People who knew me in the 1990s always marveled at my classic, parted-on-the-side, immaculately coiffed style. It was retro, just like the term "marvelous' is today. Prior to that, I had a classic Caesar no-part look. He showed up in the television show "E.R." sporting that and I dismissed it as coincidence but when he then jumped onto my "Mad Men without the goop" look, I became suspicious and switched again, to a slicked-back "1980s martial arts villain" look, before changing to what I have now; a random part, more California, less Northeast serious. When you are young, it is a struggle to be taken seriously in the physics and engineering world but I am older now, so it's all cowboy boots and casual.
He became a giant star with that look so he is stuck with it now. My hair is safe. My language, not so much.
I've been forced to reinvent my catchphrases due to pop culture glomming onto those also. 20 years ago, "awesome" was my emotive of choice. It was bombastic, it was exaggerated, it was hilarious - there is nothing awesome about getting a band-aid in your breakfast at King's in Monroeville, that is why using the term made my kids laugh when it happened.

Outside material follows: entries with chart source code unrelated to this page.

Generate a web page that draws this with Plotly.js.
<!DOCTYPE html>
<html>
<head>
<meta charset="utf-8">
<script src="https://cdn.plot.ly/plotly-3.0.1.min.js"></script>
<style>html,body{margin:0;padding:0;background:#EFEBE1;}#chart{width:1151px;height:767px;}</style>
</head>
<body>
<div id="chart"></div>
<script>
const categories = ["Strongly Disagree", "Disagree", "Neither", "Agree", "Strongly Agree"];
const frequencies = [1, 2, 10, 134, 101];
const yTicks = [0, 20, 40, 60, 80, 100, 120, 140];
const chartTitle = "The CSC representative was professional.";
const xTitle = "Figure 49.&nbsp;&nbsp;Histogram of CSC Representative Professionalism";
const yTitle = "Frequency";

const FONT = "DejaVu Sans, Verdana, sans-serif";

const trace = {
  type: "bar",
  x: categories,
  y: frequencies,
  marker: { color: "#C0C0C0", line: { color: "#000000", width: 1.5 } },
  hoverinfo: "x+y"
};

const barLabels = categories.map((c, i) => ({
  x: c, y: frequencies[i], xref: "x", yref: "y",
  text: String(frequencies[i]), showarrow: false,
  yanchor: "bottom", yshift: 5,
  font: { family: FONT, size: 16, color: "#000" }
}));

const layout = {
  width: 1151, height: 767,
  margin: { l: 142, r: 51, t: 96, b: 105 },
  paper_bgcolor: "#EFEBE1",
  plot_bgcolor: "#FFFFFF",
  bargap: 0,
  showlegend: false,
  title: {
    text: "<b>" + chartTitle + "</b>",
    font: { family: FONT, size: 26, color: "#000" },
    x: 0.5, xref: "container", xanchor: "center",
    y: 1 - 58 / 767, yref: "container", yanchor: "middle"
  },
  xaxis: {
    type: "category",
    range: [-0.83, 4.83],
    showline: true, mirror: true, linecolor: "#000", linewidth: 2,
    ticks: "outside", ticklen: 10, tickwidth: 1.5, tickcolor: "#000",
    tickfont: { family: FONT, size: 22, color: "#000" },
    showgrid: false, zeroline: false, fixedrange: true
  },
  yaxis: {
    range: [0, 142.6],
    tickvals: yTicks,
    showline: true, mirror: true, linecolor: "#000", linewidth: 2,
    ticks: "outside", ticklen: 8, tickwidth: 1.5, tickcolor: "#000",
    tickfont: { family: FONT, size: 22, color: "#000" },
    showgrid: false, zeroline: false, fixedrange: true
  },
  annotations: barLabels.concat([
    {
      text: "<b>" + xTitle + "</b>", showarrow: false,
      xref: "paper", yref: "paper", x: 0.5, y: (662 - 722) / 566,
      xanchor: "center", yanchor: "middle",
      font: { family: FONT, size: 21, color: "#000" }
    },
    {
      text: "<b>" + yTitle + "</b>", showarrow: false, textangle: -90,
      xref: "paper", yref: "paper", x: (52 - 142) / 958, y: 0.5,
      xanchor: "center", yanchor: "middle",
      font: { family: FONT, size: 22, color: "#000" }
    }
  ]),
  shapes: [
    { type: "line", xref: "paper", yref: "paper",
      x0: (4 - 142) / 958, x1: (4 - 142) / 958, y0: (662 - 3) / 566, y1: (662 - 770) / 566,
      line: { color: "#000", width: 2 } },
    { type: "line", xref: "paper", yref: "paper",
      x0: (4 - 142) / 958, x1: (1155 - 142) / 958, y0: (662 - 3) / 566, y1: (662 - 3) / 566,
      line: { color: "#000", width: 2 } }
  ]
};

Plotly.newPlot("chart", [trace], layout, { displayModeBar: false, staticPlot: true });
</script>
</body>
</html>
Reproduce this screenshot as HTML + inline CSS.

"Marvelous", on the other hand, was the wrong kind of humor then. Billy Crystal knew it was funny and kitschy for his character Fernando to use "marvelous" for everything on "Saturday Night Live" in the 1980s, so it was the wrong sort of cliché in the United States by then. Not so in Britain. A recent linguistics analysis found that in the 1990s "marvelous" was used 155 times per million 20 words - that is down to 2 times per million now. It's been replaced by "awesome", which sits at 72 times per million words.
Billy Crystal as "Fernando" on Saturday Night Live. Credit: NBC
That means I can no longer use it.
In hindsight, I should have seen this coming when the character "Barney" on the television show "How I Met Your Mother" practically made "awesome" his trademark. At first it made me laugh, since I used it a lot. I then flirted briefly with rejuvenating "totally" but I wanted to see how the 'awesome' thing played played out.
What happened in the UK, that marvelous was the default choice for understated British humor and yet is now a relic? Professor Tony McEnery of Lancaster University says British culture is now George Clooney-ing America when it comes to language. A team from Lancaster and Cambridge has created Spoken British National Corpus 2014, which wants to track the changes in common language over time. And those are the results so far. It is an ill omen.
Imagine if an entire island copied my haircut. It would definitely have to go. So rest in peace "awesome", I am "marvelous" now.
What will I do if George Clooney brings "marvelous" back in style?
I don't know, it will be a totes awky mo mo, though.